What is expected: Pictures are not part of the copy. Retype the lines from the first one through the line that contains "var idealY = [0, 10, 20, 30, 40, 50, 60, 70];".

## begin

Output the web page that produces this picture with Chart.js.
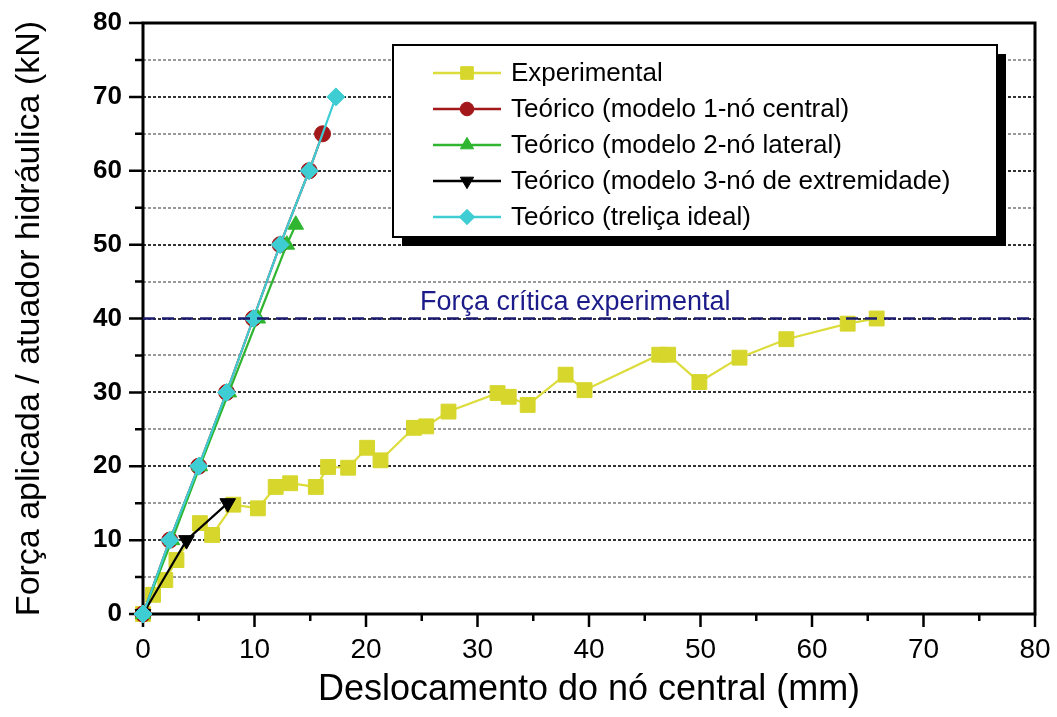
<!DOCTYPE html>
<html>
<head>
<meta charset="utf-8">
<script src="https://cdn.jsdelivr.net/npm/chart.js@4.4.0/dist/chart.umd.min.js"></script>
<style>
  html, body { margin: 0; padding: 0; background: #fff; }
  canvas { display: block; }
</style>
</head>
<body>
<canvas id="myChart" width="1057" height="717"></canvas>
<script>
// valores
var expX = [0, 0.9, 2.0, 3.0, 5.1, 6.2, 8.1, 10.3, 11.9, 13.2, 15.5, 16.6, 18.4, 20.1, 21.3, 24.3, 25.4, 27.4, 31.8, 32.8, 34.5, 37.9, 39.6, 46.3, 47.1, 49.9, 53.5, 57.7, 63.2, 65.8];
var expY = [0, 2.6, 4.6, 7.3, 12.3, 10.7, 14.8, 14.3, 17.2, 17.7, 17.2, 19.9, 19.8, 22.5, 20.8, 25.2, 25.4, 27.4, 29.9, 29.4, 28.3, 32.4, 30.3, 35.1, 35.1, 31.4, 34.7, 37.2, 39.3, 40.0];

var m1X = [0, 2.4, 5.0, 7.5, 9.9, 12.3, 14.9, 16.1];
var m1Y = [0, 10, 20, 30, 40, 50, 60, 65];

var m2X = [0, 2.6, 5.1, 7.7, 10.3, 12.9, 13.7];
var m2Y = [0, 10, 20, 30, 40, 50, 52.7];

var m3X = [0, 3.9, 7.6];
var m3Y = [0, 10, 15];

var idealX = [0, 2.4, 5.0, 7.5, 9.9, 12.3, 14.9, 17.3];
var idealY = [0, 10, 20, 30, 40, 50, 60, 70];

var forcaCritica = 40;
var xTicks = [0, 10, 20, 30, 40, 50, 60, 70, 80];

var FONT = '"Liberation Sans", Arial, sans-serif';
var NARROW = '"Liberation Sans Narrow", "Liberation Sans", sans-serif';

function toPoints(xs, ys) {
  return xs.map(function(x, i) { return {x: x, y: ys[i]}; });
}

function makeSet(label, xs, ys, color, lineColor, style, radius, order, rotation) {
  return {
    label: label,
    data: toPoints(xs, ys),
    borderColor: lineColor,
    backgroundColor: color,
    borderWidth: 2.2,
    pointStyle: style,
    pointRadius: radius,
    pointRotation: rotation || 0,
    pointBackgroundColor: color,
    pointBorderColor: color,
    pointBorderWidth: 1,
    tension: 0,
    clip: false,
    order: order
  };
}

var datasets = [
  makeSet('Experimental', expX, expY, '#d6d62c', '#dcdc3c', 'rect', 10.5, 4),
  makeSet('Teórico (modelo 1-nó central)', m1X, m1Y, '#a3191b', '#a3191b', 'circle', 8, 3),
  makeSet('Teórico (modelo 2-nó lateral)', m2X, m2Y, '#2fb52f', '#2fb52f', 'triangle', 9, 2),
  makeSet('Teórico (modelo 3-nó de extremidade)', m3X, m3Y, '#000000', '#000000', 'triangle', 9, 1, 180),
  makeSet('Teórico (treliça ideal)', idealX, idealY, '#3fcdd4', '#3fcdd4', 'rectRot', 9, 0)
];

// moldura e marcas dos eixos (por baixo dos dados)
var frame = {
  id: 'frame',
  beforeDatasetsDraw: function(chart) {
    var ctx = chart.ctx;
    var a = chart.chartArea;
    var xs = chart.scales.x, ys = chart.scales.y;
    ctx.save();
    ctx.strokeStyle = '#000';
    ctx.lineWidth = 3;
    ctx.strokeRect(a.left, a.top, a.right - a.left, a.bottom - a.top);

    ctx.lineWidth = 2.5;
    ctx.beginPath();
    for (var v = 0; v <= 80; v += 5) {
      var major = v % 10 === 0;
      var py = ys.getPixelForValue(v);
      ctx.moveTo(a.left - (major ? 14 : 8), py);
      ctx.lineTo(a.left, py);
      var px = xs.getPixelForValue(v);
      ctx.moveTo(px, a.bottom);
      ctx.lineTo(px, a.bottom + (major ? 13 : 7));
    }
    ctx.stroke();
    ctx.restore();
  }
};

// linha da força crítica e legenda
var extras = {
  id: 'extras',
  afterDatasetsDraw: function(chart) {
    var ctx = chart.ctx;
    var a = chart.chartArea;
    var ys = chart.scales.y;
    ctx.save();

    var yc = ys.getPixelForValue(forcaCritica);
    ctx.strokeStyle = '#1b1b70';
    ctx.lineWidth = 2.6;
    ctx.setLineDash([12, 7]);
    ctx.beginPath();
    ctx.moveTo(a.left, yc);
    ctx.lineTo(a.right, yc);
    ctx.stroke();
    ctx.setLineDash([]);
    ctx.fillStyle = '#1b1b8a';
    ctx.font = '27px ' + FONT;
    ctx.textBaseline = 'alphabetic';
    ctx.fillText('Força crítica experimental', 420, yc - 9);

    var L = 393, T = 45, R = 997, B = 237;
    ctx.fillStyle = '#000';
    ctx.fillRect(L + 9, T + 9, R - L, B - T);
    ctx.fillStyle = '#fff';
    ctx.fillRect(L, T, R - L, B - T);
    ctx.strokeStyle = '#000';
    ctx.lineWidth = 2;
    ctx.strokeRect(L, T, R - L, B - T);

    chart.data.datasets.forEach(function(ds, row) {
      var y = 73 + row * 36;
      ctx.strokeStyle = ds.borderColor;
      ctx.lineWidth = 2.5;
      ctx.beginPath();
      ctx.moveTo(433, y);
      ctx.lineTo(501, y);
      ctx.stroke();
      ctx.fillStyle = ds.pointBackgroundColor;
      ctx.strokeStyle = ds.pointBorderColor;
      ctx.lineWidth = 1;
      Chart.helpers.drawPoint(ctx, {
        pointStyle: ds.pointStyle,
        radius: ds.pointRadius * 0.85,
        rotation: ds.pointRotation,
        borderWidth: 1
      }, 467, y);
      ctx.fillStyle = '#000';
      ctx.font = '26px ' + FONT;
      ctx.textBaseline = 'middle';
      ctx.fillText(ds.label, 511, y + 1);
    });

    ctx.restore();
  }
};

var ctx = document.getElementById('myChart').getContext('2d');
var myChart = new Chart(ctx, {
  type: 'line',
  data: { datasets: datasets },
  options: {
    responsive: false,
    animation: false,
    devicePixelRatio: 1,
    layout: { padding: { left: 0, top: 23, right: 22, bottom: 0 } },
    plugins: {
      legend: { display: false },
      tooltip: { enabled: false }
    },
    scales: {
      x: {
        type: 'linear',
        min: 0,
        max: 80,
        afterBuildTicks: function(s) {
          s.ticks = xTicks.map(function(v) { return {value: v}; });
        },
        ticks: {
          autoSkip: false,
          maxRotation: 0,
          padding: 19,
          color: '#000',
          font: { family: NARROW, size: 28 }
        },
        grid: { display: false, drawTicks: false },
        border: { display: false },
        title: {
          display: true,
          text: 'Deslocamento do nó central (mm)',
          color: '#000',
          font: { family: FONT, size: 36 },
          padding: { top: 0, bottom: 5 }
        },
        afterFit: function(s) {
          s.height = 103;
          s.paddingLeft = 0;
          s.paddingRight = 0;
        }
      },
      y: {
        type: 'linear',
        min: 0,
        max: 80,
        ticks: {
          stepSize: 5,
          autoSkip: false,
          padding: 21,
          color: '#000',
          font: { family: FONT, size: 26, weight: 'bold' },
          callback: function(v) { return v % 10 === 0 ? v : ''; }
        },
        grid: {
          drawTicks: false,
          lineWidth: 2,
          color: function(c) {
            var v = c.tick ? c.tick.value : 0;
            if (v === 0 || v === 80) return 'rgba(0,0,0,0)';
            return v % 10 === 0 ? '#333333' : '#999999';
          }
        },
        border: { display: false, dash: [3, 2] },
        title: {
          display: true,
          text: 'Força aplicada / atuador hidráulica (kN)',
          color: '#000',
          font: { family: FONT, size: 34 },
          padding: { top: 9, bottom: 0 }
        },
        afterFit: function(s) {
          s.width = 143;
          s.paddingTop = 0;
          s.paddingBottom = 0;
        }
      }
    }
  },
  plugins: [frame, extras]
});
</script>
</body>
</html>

## end

Result of the exercise:
Output the web page that produces this picture with Chart.js.
<!DOCTYPE html>
<html>
<head>
<meta charset="utf-8">
<script src="https://cdn.jsdelivr.net/npm/chart.js@4.4.0/dist/chart.umd.min.js"></script>
<style>
  html, body { margin: 0; padding: 0; background: #fff; }
  canvas { display: block; }
</style>
</head>
<body>
<canvas id="myChart" width="1057" height="717"></canvas>
<script>
// valores
var expX = [0, 0.9, 2.0, 3.0, 5.1, 6.2, 8.1, 10.3, 11.9, 13.2, 15.5, 16.6, 18.4, 20.1, 21.3, 24.3, 25.4, 27.4, 31.8, 32.8, 34.5, 37.9, 39.6, 46.3, 47.1, 49.9, 53.5, 57.7, 63.2, 65.8];
var expY = [0, 2.6, 4.6, 7.3, 12.3, 10.7, 14.8, 14.3, 17.2, 17.7, 17.2, 19.9, 19.8, 22.5, 20.8, 25.2, 25.4, 27.4, 29.9, 29.4, 28.3, 32.4, 30.3, 35.1, 35.1, 31.4, 34.7, 37.2, 39.3, 40.0];

var m1X = [0, 2.4, 5.0, 7.5, 9.9, 12.3, 14.9, 16.1];
var m1Y = [0, 10, 20, 30, 40, 50, 60, 65];

var m2X = [0, 2.6, 5.1, 7.7, 10.3, 12.9, 13.7];
var m2Y = [0, 10, 20, 30, 40, 50, 52.7];

var m3X = [0, 3.9, 7.6];
var m3Y = [0, 10, 15];

var idealX = [0, 2.4, 5.0, 7.5, 9.9, 12.3, 14.9, 17.3];
var idealY = [0, 10, 20, 30, 40, 50, 60, 70];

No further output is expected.